Return, without pictures, the lines from the start of the data through the one that contains "return (Y0 - p) / PX_ROW".
┌──
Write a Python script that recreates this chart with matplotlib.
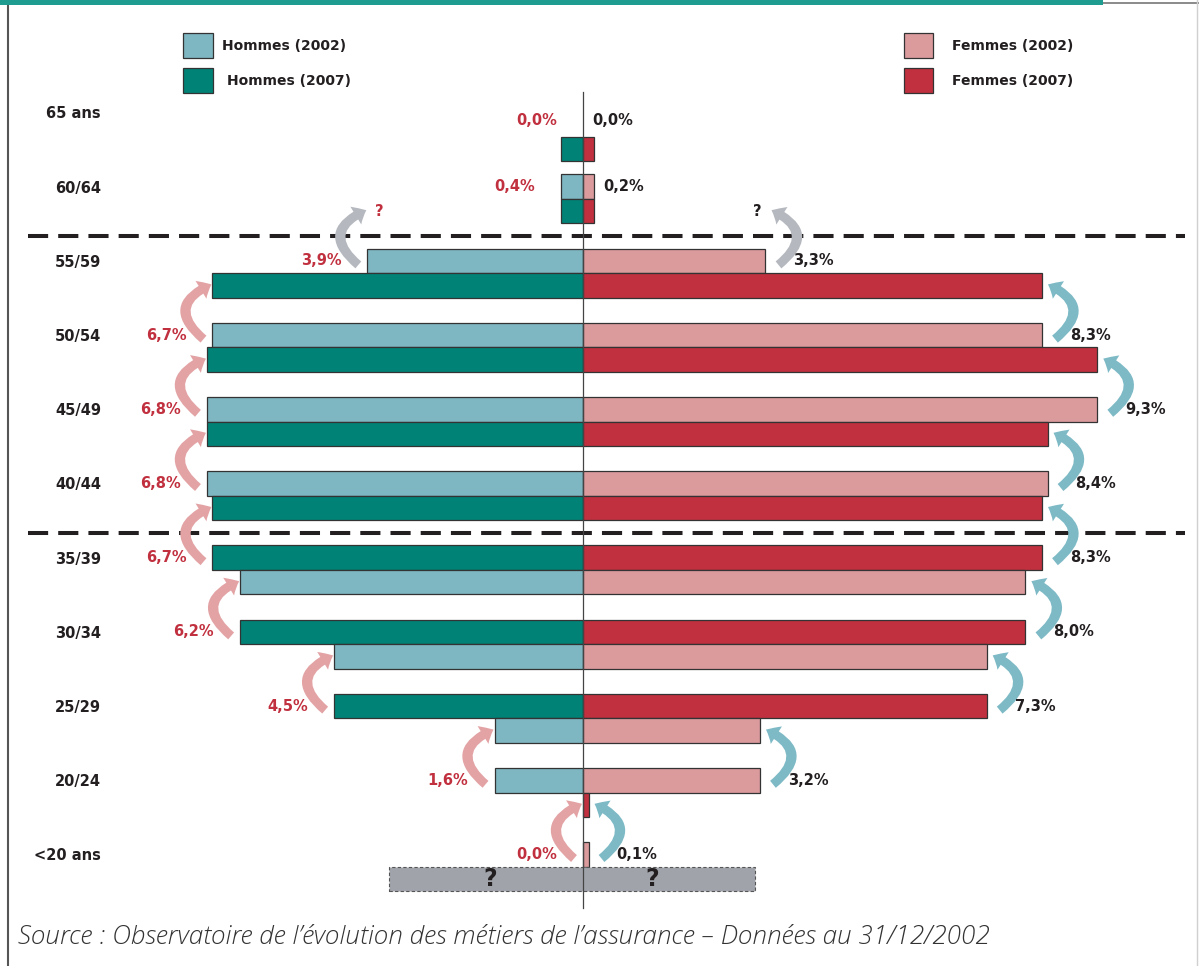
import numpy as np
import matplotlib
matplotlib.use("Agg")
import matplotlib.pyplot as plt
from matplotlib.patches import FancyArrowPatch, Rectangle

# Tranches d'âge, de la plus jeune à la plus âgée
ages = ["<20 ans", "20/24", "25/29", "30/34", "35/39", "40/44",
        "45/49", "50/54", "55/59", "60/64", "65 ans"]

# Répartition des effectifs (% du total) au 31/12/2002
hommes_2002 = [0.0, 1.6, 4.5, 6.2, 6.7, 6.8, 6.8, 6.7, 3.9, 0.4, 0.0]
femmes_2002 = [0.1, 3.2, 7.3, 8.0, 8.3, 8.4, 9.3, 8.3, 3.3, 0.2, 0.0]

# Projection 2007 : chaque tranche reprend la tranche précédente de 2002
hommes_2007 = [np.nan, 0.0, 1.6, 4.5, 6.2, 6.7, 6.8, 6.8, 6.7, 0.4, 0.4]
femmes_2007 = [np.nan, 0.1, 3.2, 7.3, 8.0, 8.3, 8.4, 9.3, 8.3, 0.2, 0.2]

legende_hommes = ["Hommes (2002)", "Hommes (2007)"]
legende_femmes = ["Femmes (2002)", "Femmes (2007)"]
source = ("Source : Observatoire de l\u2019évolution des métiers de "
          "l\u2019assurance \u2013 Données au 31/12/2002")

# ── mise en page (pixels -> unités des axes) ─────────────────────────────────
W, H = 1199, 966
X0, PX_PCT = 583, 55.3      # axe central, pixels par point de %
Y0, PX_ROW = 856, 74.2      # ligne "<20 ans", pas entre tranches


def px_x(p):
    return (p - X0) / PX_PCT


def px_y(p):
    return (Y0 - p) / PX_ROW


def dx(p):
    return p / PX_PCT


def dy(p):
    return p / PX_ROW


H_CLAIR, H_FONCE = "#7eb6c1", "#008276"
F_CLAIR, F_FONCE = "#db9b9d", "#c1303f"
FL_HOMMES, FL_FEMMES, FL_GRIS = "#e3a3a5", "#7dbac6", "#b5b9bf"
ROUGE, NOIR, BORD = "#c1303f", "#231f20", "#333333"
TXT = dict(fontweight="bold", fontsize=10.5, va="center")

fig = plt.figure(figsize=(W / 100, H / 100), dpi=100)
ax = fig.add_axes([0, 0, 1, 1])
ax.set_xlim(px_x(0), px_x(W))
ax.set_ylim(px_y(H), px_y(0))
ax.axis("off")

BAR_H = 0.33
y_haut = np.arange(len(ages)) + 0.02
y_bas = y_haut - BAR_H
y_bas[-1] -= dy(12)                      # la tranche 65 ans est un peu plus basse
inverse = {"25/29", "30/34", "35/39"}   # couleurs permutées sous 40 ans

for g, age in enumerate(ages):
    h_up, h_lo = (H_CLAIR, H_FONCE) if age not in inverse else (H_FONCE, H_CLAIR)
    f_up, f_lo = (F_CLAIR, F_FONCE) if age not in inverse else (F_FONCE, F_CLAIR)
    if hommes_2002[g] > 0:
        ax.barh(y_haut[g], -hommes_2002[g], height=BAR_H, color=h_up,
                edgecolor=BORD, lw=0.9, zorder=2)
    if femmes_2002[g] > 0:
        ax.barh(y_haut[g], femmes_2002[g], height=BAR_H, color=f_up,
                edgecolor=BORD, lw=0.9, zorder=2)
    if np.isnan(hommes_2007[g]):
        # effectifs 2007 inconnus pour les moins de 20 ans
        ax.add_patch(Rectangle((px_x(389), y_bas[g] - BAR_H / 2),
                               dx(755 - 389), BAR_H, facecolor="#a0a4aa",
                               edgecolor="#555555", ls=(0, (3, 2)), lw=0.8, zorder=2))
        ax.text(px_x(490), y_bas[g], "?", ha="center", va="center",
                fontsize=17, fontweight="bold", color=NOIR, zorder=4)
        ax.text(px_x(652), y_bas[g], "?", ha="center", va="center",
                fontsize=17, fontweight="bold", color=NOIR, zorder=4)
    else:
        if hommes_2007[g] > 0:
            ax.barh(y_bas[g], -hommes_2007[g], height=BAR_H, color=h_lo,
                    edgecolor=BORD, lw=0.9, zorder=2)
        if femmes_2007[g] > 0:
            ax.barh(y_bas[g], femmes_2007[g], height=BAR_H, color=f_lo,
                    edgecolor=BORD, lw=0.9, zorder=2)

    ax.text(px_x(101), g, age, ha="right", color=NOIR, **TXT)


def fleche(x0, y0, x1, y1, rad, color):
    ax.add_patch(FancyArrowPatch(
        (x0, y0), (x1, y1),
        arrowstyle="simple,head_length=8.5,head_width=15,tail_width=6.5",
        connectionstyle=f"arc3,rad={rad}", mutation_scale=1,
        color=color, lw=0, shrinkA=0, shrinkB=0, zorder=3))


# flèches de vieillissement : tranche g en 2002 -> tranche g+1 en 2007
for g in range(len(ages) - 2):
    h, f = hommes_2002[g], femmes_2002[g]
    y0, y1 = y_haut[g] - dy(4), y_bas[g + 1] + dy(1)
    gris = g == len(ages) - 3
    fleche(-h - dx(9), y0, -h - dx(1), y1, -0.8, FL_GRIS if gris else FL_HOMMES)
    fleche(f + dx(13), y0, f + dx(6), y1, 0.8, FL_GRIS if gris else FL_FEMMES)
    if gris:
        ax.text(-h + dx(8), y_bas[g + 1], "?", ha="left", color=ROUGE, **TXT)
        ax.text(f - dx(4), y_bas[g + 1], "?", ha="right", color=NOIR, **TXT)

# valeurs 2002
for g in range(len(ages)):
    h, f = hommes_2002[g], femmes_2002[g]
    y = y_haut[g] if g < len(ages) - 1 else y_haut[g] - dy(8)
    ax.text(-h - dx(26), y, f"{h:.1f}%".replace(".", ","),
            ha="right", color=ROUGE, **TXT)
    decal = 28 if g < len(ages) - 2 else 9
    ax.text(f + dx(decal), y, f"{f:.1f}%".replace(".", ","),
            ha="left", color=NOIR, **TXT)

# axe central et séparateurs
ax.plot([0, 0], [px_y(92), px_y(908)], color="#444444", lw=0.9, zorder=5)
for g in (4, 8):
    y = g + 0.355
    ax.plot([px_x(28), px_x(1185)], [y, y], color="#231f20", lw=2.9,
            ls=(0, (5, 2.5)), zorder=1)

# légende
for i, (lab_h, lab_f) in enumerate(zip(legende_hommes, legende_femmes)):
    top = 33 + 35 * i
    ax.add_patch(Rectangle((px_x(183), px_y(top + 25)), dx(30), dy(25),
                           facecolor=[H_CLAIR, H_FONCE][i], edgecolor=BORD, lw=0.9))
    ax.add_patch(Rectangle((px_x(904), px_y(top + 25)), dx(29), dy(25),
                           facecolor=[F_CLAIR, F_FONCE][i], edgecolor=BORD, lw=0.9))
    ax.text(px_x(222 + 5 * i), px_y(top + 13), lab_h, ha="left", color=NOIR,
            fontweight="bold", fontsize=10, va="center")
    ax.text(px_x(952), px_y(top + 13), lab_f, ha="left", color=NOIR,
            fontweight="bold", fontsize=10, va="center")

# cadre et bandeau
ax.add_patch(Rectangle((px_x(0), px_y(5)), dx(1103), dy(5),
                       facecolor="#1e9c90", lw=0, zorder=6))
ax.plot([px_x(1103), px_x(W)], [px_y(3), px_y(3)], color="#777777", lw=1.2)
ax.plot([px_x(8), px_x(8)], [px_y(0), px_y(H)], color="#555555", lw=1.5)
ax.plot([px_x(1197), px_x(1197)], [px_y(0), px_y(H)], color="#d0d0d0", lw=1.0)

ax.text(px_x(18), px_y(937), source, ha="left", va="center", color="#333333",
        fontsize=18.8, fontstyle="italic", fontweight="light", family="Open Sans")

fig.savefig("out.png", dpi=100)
└──
Exercise output ->
Write a Python script that recreates this chart with matplotlib.
import numpy as np
import matplotlib
matplotlib.use("Agg")
import matplotlib.pyplot as plt
from matplotlib.patches import FancyArrowPatch, Rectangle

# Tranches d'âge, de la plus jeune à la plus âgée
ages = ["<20 ans", "20/24", "25/29", "30/34", "35/39", "40/44",
        "45/49", "50/54", "55/59", "60/64", "65 ans"]

# Répartition des effectifs (% du total) au 31/12/2002
hommes_2002 = [0.0, 1.6, 4.5, 6.2, 6.7, 6.8, 6.8, 6.7, 3.9, 0.4, 0.0]
femmes_2002 = [0.1, 3.2, 7.3, 8.0, 8.3, 8.4, 9.3, 8.3, 3.3, 0.2, 0.0]

# Projection 2007 : chaque tranche reprend la tranche précédente de 2002
hommes_2007 = [np.nan, 0.0, 1.6, 4.5, 6.2, 6.7, 6.8, 6.8, 6.7, 0.4, 0.4]
femmes_2007 = [np.nan, 0.1, 3.2, 7.3, 8.0, 8.3, 8.4, 9.3, 8.3, 0.2, 0.2]

legende_hommes = ["Hommes (2002)", "Hommes (2007)"]
legende_femmes = ["Femmes (2002)", "Femmes (2007)"]
source = ("Source : Observatoire de l\u2019évolution des métiers de "
          "l\u2019assurance \u2013 Données au 31/12/2002")

# ── mise en page (pixels -> unités des axes) ─────────────────────────────────
W, H = 1199, 966
X0, PX_PCT = 583, 55.3      # axe central, pixels par point de %
Y0, PX_ROW = 856, 74.2      # ligne "<20 ans", pas entre tranches


def px_x(p):
    return (p - X0) / PX_PCT


def px_y(p):
    return (Y0 - p) / PX_ROW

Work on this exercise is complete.